Step 14 & 15 - Back to adding the details with the black. I keep adding details along the way, until everything has been detailed.

At this point, the project is pretty much finished, with the exception of some final bits, such as painting the backs of the arms and legs, and I also apply a thin red line under the eyes, using a brush and Ben Nye grease paints (Fresh Cut).

I spray the entire makeup with a light spray of Ben Nye Final Seal, and then we are off to the photo shoot. If you really want to capture the makeup job, it makes a world of difference to hire a pro photographer!

This project took about 7 to 8 hours total, and probably could have been condensed down quite a bit, but this was the first time I had attempted this, and we did take a lunch break during the process. Hopefully the next time around it will go quite a bit faster.

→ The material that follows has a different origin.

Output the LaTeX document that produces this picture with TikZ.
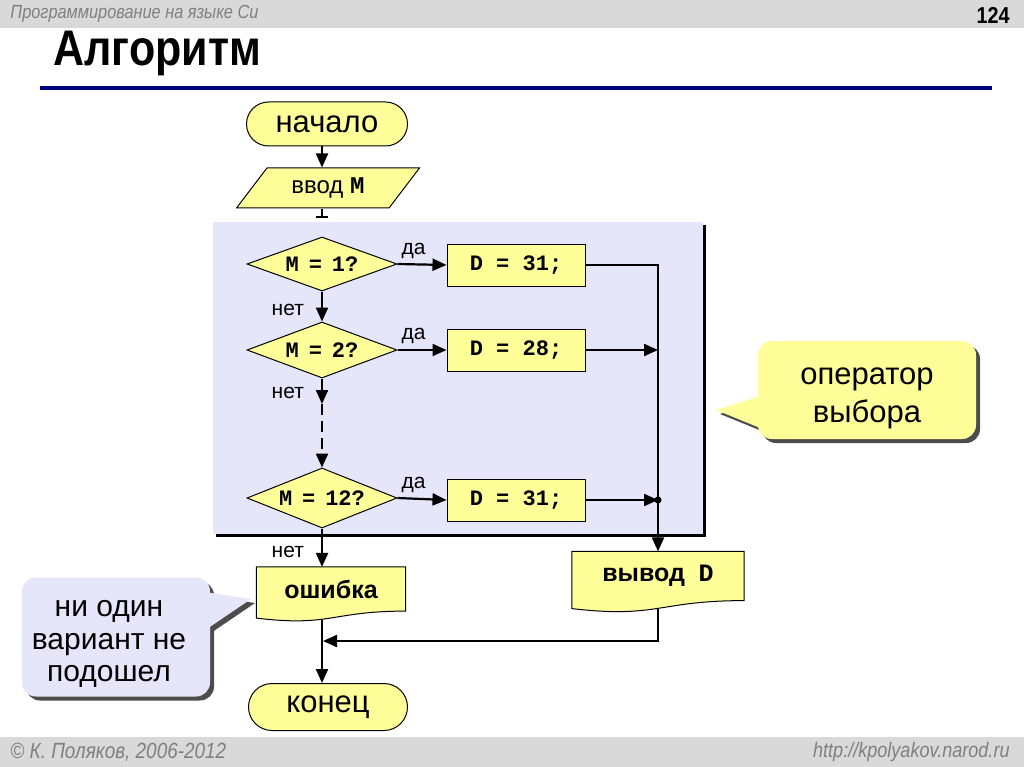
\documentclass[tikz,border=0pt]{standalone}
\usepackage{fontspec}
\setmainfont{Liberation Sans}
\setmonofont{Liberation Mono}
\newfontfamily\narrowfont{Liberation Sans}[FakeStretch=0.86]
\usetikzlibrary{shapes,shapes.geometric,shapes.misc,arrows.meta,calc,positioning,shadows}
\definecolor{lemon}{HTML}{FFFF99}
\definecolor{lilac}{HTML}{E6E6FA}
\definecolor{navyline}{HTML}{000080}
\definecolor{bandgray}{HTML}{D9D9D9}
\newcommand{\eqsp}{\hspace{0.45em}}
\tikzset{blk/.style={draw, fill=lemon, line width=1pt, inner sep=2pt}}
\tikzstyle{term}=[blk, rounded rectangle, minimum width=165pt, minimum height=44pt, font=\fontsize{31}{31}\selectfont]
\tikzstyle{cond}=[blk, diamond, aspect=2.7, minimum width=150pt, minimum height=56pt, inner sep=0pt, font=\fontsize{22}{22}\selectfont\ttfamily\bfseries]
\tikzstyle{act}=[blk, rectangle, minimum width=138pt, minimum height=42pt, font=\fontsize{22}{22}\selectfont\ttfamily\bfseries]
\tikzstyle{io}=[blk, trapezium, trapezium left angle=52, trapezium right angle=128, trapezium stretches=true, minimum width=183pt, minimum height=40pt, font=\fontsize{24}{24}\selectfont]
\tikzstyle{doc}=[inner sep=2pt, font=\fontsize{25}{25}\selectfont\bfseries]
\tikzstyle{docshape}=[draw, fill=lemon, line width=1pt]
\tikzstyle{lbl}=[font=\fontsize{21}{21}\selectfont, inner sep=2pt]
\tikzstyle{note}=[rounded corners=14pt, drop shadow={shadow xshift=4pt, shadow yshift=-4pt, fill=black!70, opacity=1}]
\tikzstyle{notetext}=[align=center, inner sep=0pt]

\begin{document}
\begin{tikzpicture}[x=1pt, y=-1pt, >={Triangle[length=14pt,width=12pt]}, line width=2.2pt]
\useasboundingbox (0,0) rectangle (1024,767);
\fill[white] (0,0) rectangle (1024,767);
% header and footer
\fill[bandgray] (0,0) rectangle (1024,28);
\fill[bandgray] (0,737) rectangle (1024,767);
\node[anchor=west, text=gray, font=\narrowfont\itshape\fontsize{19}{19}\selectfont] (hdr) at (6,14) {Программирование на языке Си};
\node[anchor=east, font=\narrowfont\bfseries\fontsize{23}{23}\selectfont] (pg) at (1014,15) {124};
\node[anchor=west, font=\narrowfont\bfseries\fontsize{50}{50}\selectfont] (ttl) at (49,53) {Алгоритм};
\draw[navyline, line width=4pt] (40,88) -- (992,88);
\node[anchor=west, text=gray, font=\narrowfont\itshape\fontsize{22}{22}\selectfont] (ftl) at (6,752) {© К. Поляков, 2006-2012};
\node[anchor=east, text=gray, font=\narrowfont\itshape\fontsize{21}{21}\selectfont] (ftr) at (1014,752) {http://kpolyakov.narod.ru};

% switch frame
\fill[lilac, drop shadow={shadow xshift=3pt, shadow yshift=-3pt, fill=black, opacity=1}] (213,222) rectangle (703,534);

% blocks
\node[term] (S) at (327,124) {начало};
\node[io] (In) at (328,188) {ввод \texttt{\textbf{M}}};
\node[cond, minimum height=54pt] (C1) at (322,264) {M\eqsp=\eqsp1?};
\node[cond] (C2) at (322,350) {M\eqsp=\eqsp2?};
\node[cond, minimum height=60pt] (C3) at (322,498) {M\eqsp=\eqsp12?};
\node[act] (A1) at (516,265) {D = 31;};
\node[act] (A2) at (516,350) {D = 28;};
\node[act] (A3) at (516,500) {D = 31;};
\node[doc, minimum width=170pt, minimum height=47pt] (Out) at (658,576) {};
\node[doc, minimum width=147pt, minimum height=42pt] (Err) at (331,589) {};
\node[term, minimum width=163pt, minimum height=47pt] (E) at (328,707) {конец};
\coordinate (cut) at (322,218);
\coordinate (gap) at (322,404);
\coordinate (join) at (323,641);

% connectors
\draw[->] (S.south -| C1) -- (In.north -| C1);
\draw[-{Bar[width=12pt]}] (In.south -| cut) -- (cut);
\draw[->] (C1.east) -- node[lbl, above=3pt, pos=0.33] {да} (A1.west);
\draw[->] (C2.east) -- node[lbl, above=3pt, pos=0.33] {да} (A2.west);
\draw[->] (C3.east) -- node[lbl, above=3pt, pos=0.33] {да} (A3.west);
\draw[->] (C1.south) -- node[lbl, left=15pt, pos=0.6] {нет} (C2.north);
\draw[->] (C2.south) -- node[lbl, left=15pt, pos=0.55] {нет} (gap);
\draw[->, dash pattern=on 11pt off 6pt] (gap) -- (C3.north);
\draw[->] (C3.south) -- node[lbl, left=15pt, pos=0.6] {нет} (C3.south |- Err.north);
\draw[->] (A1.east) -| (Out.north);
\draw[->] (A2.east) -- (A2.east -| Out.north);
\draw[->] (A3.east) -- (A3.east -| Out.north);
\fill (A3.east -| Out.north) circle (3.5pt);
\draw[->] ($(Out.south)+(0,8)$) |- (join);
\draw[->] ($(C3.south |- Err.south)+(0,9)$) -- (C3.south |- E.north);

% document shapes
\draw[docshape] (Out.north west) -- (Out.north east) -- (Out.south east)
  .. controls (Out.south) and ($(Out.south)+(0,18)$) .. ($(Out.south west)+(0,8)$) -- cycle;
\node[doc] (OutT) at (Out) {вывод~~\texttt{D}};
\draw[docshape] (Err.north west) -- (Err.north east) -- (Err.south east)
  .. controls (Err.south) and ($(Err.south)+(0,16)$) .. ($(Err.south west)+(0,7)$) -- cycle;
\node[doc] (ErrT) at (Err) {ошибка};

% notes
\fill[black!70] (720,414) -- (774,397) -- (774,436) -- cycle;
\node[note, fill=lemon, minimum width=218pt, minimum height=98pt] (N1) at (867,390) {};
\fill[lemon] (716,410) -- (770,393) -- (770,432) -- cycle;
\node[notetext, font=\fontsize{31}{38}\selectfont] (N1T) at (867,398) {оператор\\выбора};
\fill[black!70] (255,603) -- (202,595) -- (202,639) -- cycle;
\node[note, fill=lilac, minimum width=188pt, minimum height=119pt] (N2) at (116,637) {};
\fill[lilac] (251,599) -- (198,591) -- (198,635) -- cycle;
\node[notetext, font=\fontsize{30}{32.5}\selectfont] (N2T) at (109,644) {ни один\\вариант не\\подошел};
\end{tikzpicture}
\end{document}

Let me know if this was useful or not, and if I need to clarify anything here. It's not easy to explain all of this- much easier to explain it in person, but... Hopefully this works!


koryface said...

Wow. That is intense. Did she just wash it off that night? I hope you got tons of pictures... which it appears you did. It looks really good! And.... no I don't really read comics anymore, which is sad. They just got too addictive, and therefore quite expensive. I may go pick up some graphic novels soon... When are we all going to have an art competition? I know Eric and Jared would go in. Winner gets a free rib dinner at their BBQ joint of choice?

Patrick said...

Yeah, Christel tried to keep the makeup on as long as possible- she actually went to a dinner party with her family that night with the makeup still on, and scared some of the kids pretty good! Thanks for the kind words, it was a fun project, and took much longer than it should have. We are getting ready for a sequel photo shoot soon- waiting on a costume designer... I was just razzing you about the comic books. I still pick a few up from time to time, but they mostly lack the spirit of the classics- so I find good online sites like "The horrors of it all" that post vintage horror comic stories. I am always down for some art competition, guess we just need to organize it and go for it. Is Jared back from his Honeymoon yet? I would hope so!

Karswell said...

Totally awesome...

George Coghill said...

Wow, that is a very kick ass effect. I may have to do something like this for Halloween this year...

Jennie said...

thats awesome! my friend and i are gonna try that for halloween or at least something like that though i think she is just going to do half her body!